-- Begin --

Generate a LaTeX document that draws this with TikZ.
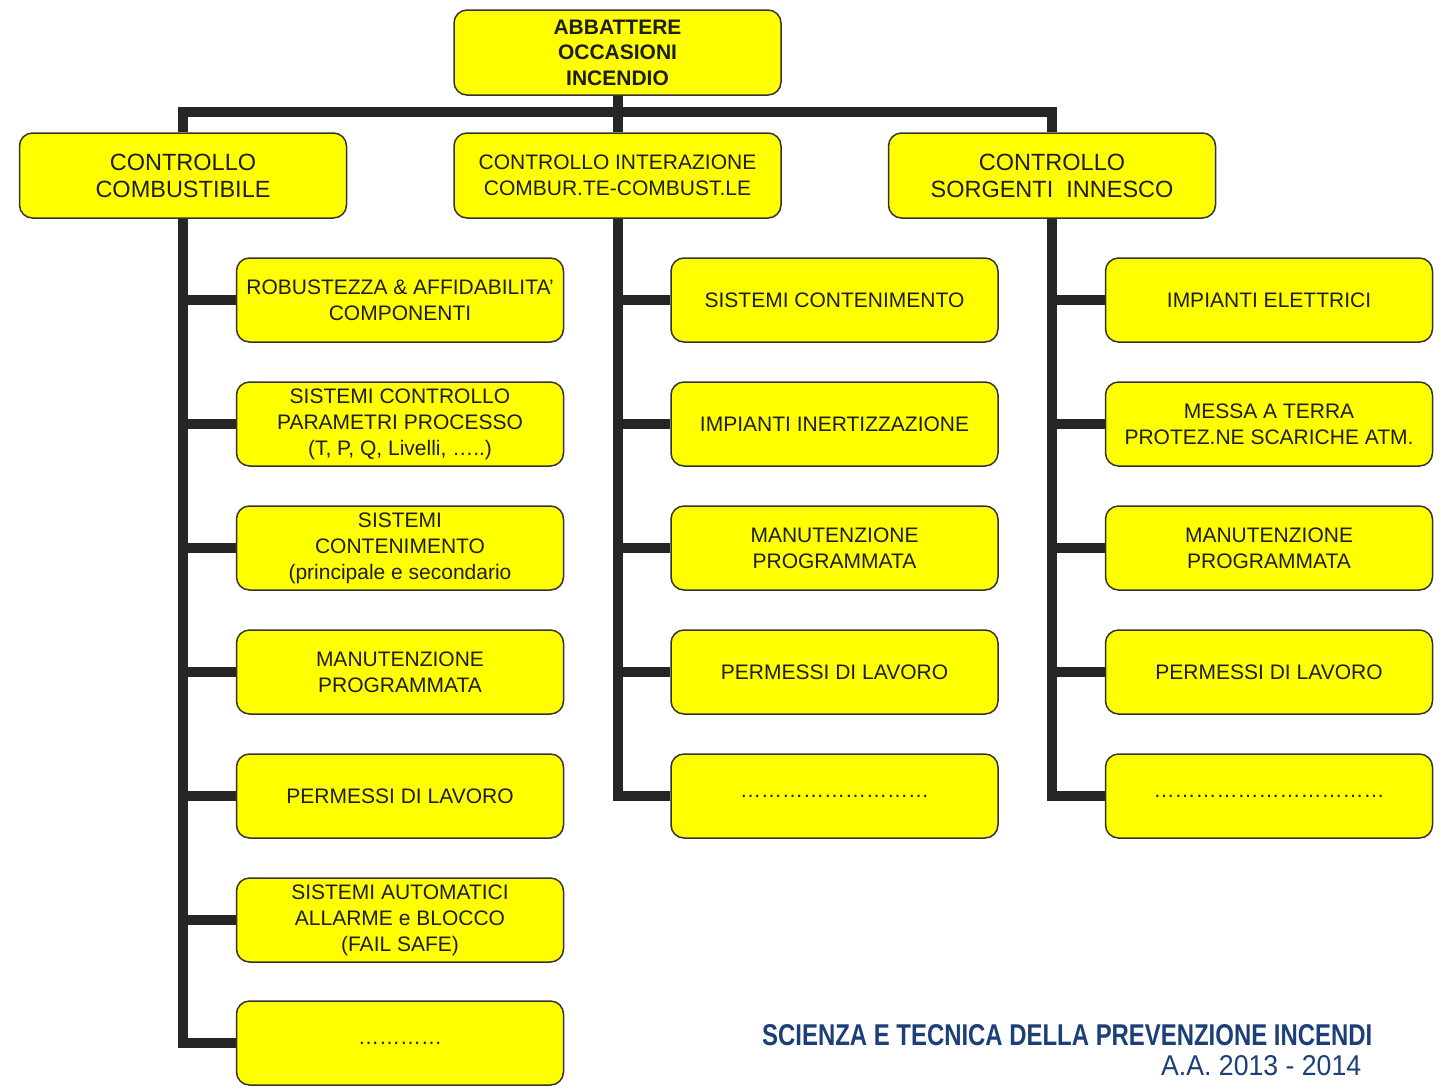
\documentclass[tikz,border=0pt]{standalone}
\usepackage{fontspec}
\setmainfont{Liberation Sans}
\usepackage{graphicx}
\usetikzlibrary{backgrounds}
\definecolor{boxfill}{HTML}{FFFF00}
\definecolor{boxline}{HTML}{333333}
\definecolor{boxtext}{HTML}{1E1E1E}
\definecolor{connc}{HTML}{262626}
\definecolor{footc}{HTML}{1C3F78}
\begin{document}
\begin{tikzpicture}[x=1pt,y=-1pt,
  box/.style={draw=boxline, fill=boxfill, line width=1.5pt, rounded corners=13pt,
    minimum width=327pt, minimum height=84pt, inner sep=0pt, align=center,
    text=boxtext, font=\fontsize{21}{26}\selectfont},
  topbox/.style={box, minimum height=85pt, font=\fontsize{21}{25.5}\selectfont\bfseries},
  lvbox/.style={box, minimum height=85pt, font=\fontsize{23.5}{27}\selectfont},
  conn/.style={draw=connc, line width=10pt, line join=miter}]
\useasboundingbox (0,0) rectangle (1441,1088);

\node[topbox] (top) at (617.5,52.5) {ABBATTERE\\OCCASIONI\\INCENDIO};

\node[lvbox] (c1) at (183,175.5) {CONTROLLO\\COMBUSTIBILE};
\node[box, minimum height=85pt] (c2) at (617.5,175.5) {CONTROLLO INTERAZIONE\\COMBUR.TE-COMBUST.LE};
\node[lvbox] (c3) at (1052,175.5) {CONTROLLO\\SORGENTI\ \ INNESCO};

% column 1
\node[box] (a1) at (400,300) {ROBUSTEZZA \& AFFIDABILITA’\\COMPONENTI};
\node[box] (a2) at (400,424) {SISTEMI CONTROLLO\\PARAMETRI PROCESSO\\(T, P, Q, Livelli, …..)};
\node[box] (a3) at (400,548) {SISTEMI\\CONTENIMENTO\\(principale e secondario};
\node[box] (a4) at (400,672) {MANUTENZIONE\\PROGRAMMATA};
\node[box] (a5) at (400,796) {PERMESSI DI LAVORO};
\node[box] (a6) at (400,920) {SISTEMI AUTOMATICI\\ALLARME e BLOCCO\\(FAIL SAFE)};
\node[box] (a7) at (400,1043) {…………};

% column 2
\node[box] (b1) at (834.5,300) {SISTEMI CONTENIMENTO};
\node[box] (b2) at (834.5,424) {IMPIANTI INERTIZZAZIONE};
\node[box] (b3) at (834.5,548) {MANUTENZIONE\\PROGRAMMATA};
\node[box] (b4) at (834.5,672) {PERMESSI DI LAVORO};
\node[box] (b5) at (834.5,796) {………………………};

% column 3
\node[box] (d1) at (1269,300) {IMPIANTI ELETTRICI};
\node[box] (d2) at (1269,424) {MESSA A TERRA\\PROTEZ.NE SCARICHE ATM.};
\node[box] (d3) at (1269,548) {MANUTENZIONE\\PROGRAMMATA};
\node[box] (d4) at (1269,672) {PERMESSI DI LAVORO};
\node[box] (d5) at (1269,796) {……………………………};

\begin{pgfonlayer}{background}
\draw[conn] (top.south) -- (c2.north);
\draw[conn] (c1.north) -- ++(0,-20) -| (c3.north);
\foreach \n in {a1,a2,a3,a4,a5,a6,a7} \draw[conn] (c1.south) |- (\n.west);
\foreach \n in {b1,b2,b3,b4,b5} \draw[conn] (c2.south) |- (\n.west);
\foreach \n in {d1,d2,d3,d4,d5} \draw[conn] (c3.south) |- (\n.west);
\end{pgfonlayer}

\node[anchor=base west, inner sep=0pt, text=footc] (f1) at (762,1045)
  {\resizebox{610pt}{21pt}{\bfseries SCIENZA E TECNICA DELLA PREVENZIONE INCENDI}};
\node[anchor=base west, inner sep=0pt, text=footc] (f2) at (1161,1075)
  {\resizebox{200pt}{20pt}{A.A. 2013 - 2014}};
\end{tikzpicture}
\end{document}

-- End --

Reproduce the material in its entirety and word for word, without the pictures.

Generate a LaTeX document that draws this with TikZ.
\documentclass[tikz,border=0pt]{standalone}
\usepackage{fontspec}
\setmainfont{Liberation Sans}
\usepackage{graphicx}
\usetikzlibrary{backgrounds}
\definecolor{boxfill}{HTML}{FFFF00}
\definecolor{boxline}{HTML}{333333}
\definecolor{boxtext}{HTML}{1E1E1E}
\definecolor{connc}{HTML}{262626}
\definecolor{footc}{HTML}{1C3F78}
\begin{document}
\begin{tikzpicture}[x=1pt,y=-1pt,
  box/.style={draw=boxline, fill=boxfill, line width=1.5pt, rounded corners=13pt,
    minimum width=327pt, minimum height=84pt, inner sep=0pt, align=center,
    text=boxtext, font=\fontsize{21}{26}\selectfont},
  topbox/.style={box, minimum height=85pt, font=\fontsize{21}{25.5}\selectfont\bfseries},
  lvbox/.style={box, minimum height=85pt, font=\fontsize{23.5}{27}\selectfont},
  conn/.style={draw=connc, line width=10pt, line join=miter}]
\useasboundingbox (0,0) rectangle (1441,1088);

\node[topbox] (top) at (617.5,52.5) {ABBATTERE\\OCCASIONI\\INCENDIO};

\node[lvbox] (c1) at (183,175.5) {CONTROLLO\\COMBUSTIBILE};
\node[box, minimum height=85pt] (c2) at (617.5,175.5) {CONTROLLO INTERAZIONE\\COMBUR.TE-COMBUST.LE};
\node[lvbox] (c3) at (1052,175.5) {CONTROLLO\\SORGENTI\ \ INNESCO};

% column 1
\node[box] (a1) at (400,300) {ROBUSTEZZA \& AFFIDABILITA’\\COMPONENTI};
\node[box] (a2) at (400,424) {SISTEMI CONTROLLO\\PARAMETRI PROCESSO\\(T, P, Q, Livelli, …..)};
\node[box] (a3) at (400,548) {SISTEMI\\CONTENIMENTO\\(principale e secondario};
\node[box] (a4) at (400,672) {MANUTENZIONE\\PROGRAMMATA};
\node[box] (a5) at (400,796) {PERMESSI DI LAVORO};
\node[box] (a6) at (400,920) {SISTEMI AUTOMATICI\\ALLARME e BLOCCO\\(FAIL SAFE)};
\node[box] (a7) at (400,1043) {…………};

% column 2
\node[box] (b1) at (834.5,300) {SISTEMI CONTENIMENTO};
\node[box] (b2) at (834.5,424) {IMPIANTI INERTIZZAZIONE};
\node[box] (b3) at (834.5,548) {MANUTENZIONE\\PROGRAMMATA};
\node[box] (b4) at (834.5,672) {PERMESSI DI LAVORO};
\node[box] (b5) at (834.5,796) {………………………};

% column 3
\node[box] (d1) at (1269,300) {IMPIANTI ELETTRICI};
\node[box] (d2) at (1269,424) {MESSA A TERRA\\PROTEZ.NE SCARICHE ATM.};
\node[box] (d3) at (1269,548) {MANUTENZIONE\\PROGRAMMATA};
\node[box] (d4) at (1269,672) {PERMESSI DI LAVORO};
\node[box] (d5) at (1269,796) {……………………………};

\begin{pgfonlayer}{background}
\draw[conn] (top.south) -- (c2.north);
\draw[conn] (c1.north) -- ++(0,-20) -| (c3.north);
\foreach \n in {a1,a2,a3,a4,a5,a6,a7} \draw[conn] (c1.south) |- (\n.west);
\foreach \n in {b1,b2,b3,b4,b5} \draw[conn] (c2.south) |- (\n.west);
\foreach \n in {d1,d2,d3,d4,d5} \draw[conn] (c3.south) |- (\n.west);
\end{pgfonlayer}

\node[anchor=base west, inner sep=0pt, text=footc] (f1) at (762,1045)
  {\resizebox{610pt}{21pt}{\bfseries SCIENZA E TECNICA DELLA PREVENZIONE INCENDI}};
\node[anchor=base west, inner sep=0pt, text=footc] (f2) at (1161,1075)
  {\resizebox{200pt}{20pt}{A.A. 2013 - 2014}};
\end{tikzpicture}
\end{document}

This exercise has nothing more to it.